>> begin DATA SEGMENT
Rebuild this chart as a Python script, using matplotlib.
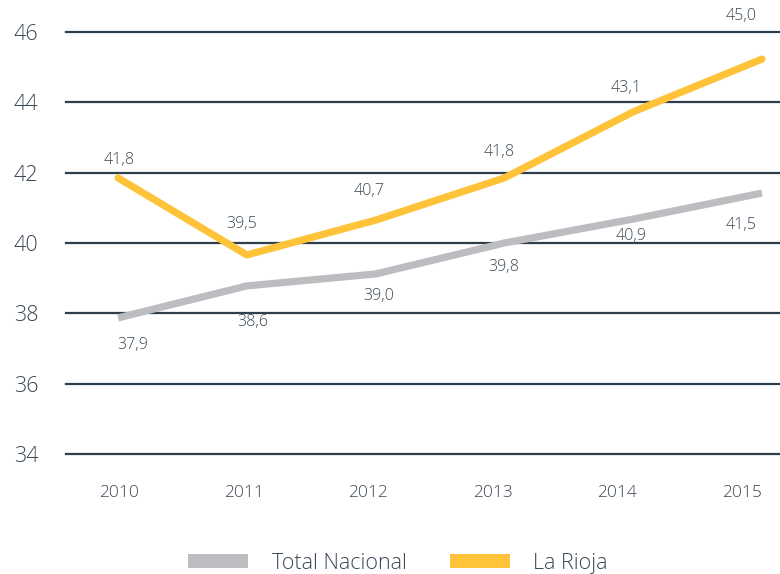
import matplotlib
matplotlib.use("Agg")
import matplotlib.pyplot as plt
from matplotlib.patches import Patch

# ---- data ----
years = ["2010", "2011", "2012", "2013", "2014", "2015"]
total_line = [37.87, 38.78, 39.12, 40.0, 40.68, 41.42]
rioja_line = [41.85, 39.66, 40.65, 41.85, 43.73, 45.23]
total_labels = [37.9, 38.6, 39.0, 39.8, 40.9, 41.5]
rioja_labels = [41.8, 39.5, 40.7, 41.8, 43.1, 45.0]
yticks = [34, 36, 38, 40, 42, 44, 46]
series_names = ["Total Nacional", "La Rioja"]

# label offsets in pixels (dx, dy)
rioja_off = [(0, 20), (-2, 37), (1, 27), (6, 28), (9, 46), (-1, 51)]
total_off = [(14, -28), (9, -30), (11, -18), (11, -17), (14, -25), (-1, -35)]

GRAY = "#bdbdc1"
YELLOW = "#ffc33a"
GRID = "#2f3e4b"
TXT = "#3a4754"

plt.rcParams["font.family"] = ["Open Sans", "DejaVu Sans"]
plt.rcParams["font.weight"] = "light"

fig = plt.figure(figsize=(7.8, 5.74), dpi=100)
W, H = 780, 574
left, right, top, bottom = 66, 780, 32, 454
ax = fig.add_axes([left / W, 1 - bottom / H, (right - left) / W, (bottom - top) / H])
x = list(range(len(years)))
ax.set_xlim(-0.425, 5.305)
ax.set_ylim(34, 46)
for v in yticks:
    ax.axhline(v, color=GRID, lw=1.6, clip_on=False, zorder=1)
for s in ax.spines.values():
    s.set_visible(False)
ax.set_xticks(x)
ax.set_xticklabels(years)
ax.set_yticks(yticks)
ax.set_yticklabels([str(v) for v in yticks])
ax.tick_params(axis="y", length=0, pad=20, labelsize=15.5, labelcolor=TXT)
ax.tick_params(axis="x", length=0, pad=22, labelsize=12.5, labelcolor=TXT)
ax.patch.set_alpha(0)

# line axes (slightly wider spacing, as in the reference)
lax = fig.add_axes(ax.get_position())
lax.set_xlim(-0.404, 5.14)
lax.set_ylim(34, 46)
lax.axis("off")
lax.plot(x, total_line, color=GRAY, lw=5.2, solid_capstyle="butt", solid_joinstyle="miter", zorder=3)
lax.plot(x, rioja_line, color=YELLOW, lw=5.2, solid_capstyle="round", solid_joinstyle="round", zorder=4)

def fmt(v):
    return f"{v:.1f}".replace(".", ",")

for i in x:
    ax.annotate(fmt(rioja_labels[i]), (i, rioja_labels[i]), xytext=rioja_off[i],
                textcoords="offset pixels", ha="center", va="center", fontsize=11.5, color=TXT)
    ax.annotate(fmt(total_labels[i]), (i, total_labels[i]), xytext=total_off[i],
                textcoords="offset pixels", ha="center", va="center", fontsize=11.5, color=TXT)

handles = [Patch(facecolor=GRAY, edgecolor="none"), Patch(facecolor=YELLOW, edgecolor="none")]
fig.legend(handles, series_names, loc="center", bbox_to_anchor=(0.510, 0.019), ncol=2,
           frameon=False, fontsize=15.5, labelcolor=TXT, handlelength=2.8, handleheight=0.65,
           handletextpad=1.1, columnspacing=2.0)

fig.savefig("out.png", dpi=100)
>> end DATA SEGMENT
## REQUIREMENTS:
Write the listing out a second time exactly, dropping all images.

## WRITTEN ANSWER:
Rebuild this chart as a Python script, using matplotlib.
import matplotlib
matplotlib.use("Agg")
import matplotlib.pyplot as plt
from matplotlib.patches import Patch

# ---- data ----
years = ["2010", "2011", "2012", "2013", "2014", "2015"]
total_line = [37.87, 38.78, 39.12, 40.0, 40.68, 41.42]
rioja_line = [41.85, 39.66, 40.65, 41.85, 43.73, 45.23]
total_labels = [37.9, 38.6, 39.0, 39.8, 40.9, 41.5]
rioja_labels = [41.8, 39.5, 40.7, 41.8, 43.1, 45.0]
yticks = [34, 36, 38, 40, 42, 44, 46]
series_names = ["Total Nacional", "La Rioja"]

# label offsets in pixels (dx, dy)
rioja_off = [(0, 20), (-2, 37), (1, 27), (6, 28), (9, 46), (-1, 51)]
total_off = [(14, -28), (9, -30), (11, -18), (11, -17), (14, -25), (-1, -35)]

GRAY = "#bdbdc1"
YELLOW = "#ffc33a"
GRID = "#2f3e4b"
TXT = "#3a4754"

plt.rcParams["font.family"] = ["Open Sans", "DejaVu Sans"]
plt.rcParams["font.weight"] = "light"

fig = plt.figure(figsize=(7.8, 5.74), dpi=100)
W, H = 780, 574
left, right, top, bottom = 66, 780, 32, 454
ax = fig.add_axes([left / W, 1 - bottom / H, (right - left) / W, (bottom - top) / H])
x = list(range(len(years)))
ax.set_xlim(-0.425, 5.305)
ax.set_ylim(34, 46)
for v in yticks:
    ax.axhline(v, color=GRID, lw=1.6, clip_on=False, zorder=1)
for s in ax.spines.values():
    s.set_visible(False)
ax.set_xticks(x)
ax.set_xticklabels(years)
ax.set_yticks(yticks)
ax.set_yticklabels([str(v) for v in yticks])
ax.tick_params(axis="y", length=0, pad=20, labelsize=15.5, labelcolor=TXT)
ax.tick_params(axis="x", length=0, pad=22, labelsize=12.5, labelcolor=TXT)
ax.patch.set_alpha(0)

# line axes (slightly wider spacing, as in the reference)
lax = fig.add_axes(ax.get_position())
lax.set_xlim(-0.404, 5.14)
lax.set_ylim(34, 46)
lax.axis("off")
lax.plot(x, total_line, color=GRAY, lw=5.2, solid_capstyle="butt", solid_joinstyle="miter", zorder=3)
lax.plot(x, rioja_line, color=YELLOW, lw=5.2, solid_capstyle="round", solid_joinstyle="round", zorder=4)

def fmt(v):
    return f"{v:.1f}".replace(".", ",")

for i in x:
    ax.annotate(fmt(rioja_labels[i]), (i, rioja_labels[i]), xytext=rioja_off[i],
                textcoords="offset pixels", ha="center", va="center", fontsize=11.5, color=TXT)
    ax.annotate(fmt(total_labels[i]), (i, total_labels[i]), xytext=total_off[i],
                textcoords="offset pixels", ha="center", va="center", fontsize=11.5, color=TXT)

handles = [Patch(facecolor=GRAY, edgecolor="none"), Patch(facecolor=YELLOW, edgecolor="none")]
fig.legend(handles, series_names, loc="center", bbox_to_anchor=(0.510, 0.019), ncol=2,
           frameon=False, fontsize=15.5, labelcolor=TXT, handlelength=2.8, handleheight=0.65,
           handletextpad=1.1, columnspacing=2.0)

fig.savefig("out.png", dpi=100)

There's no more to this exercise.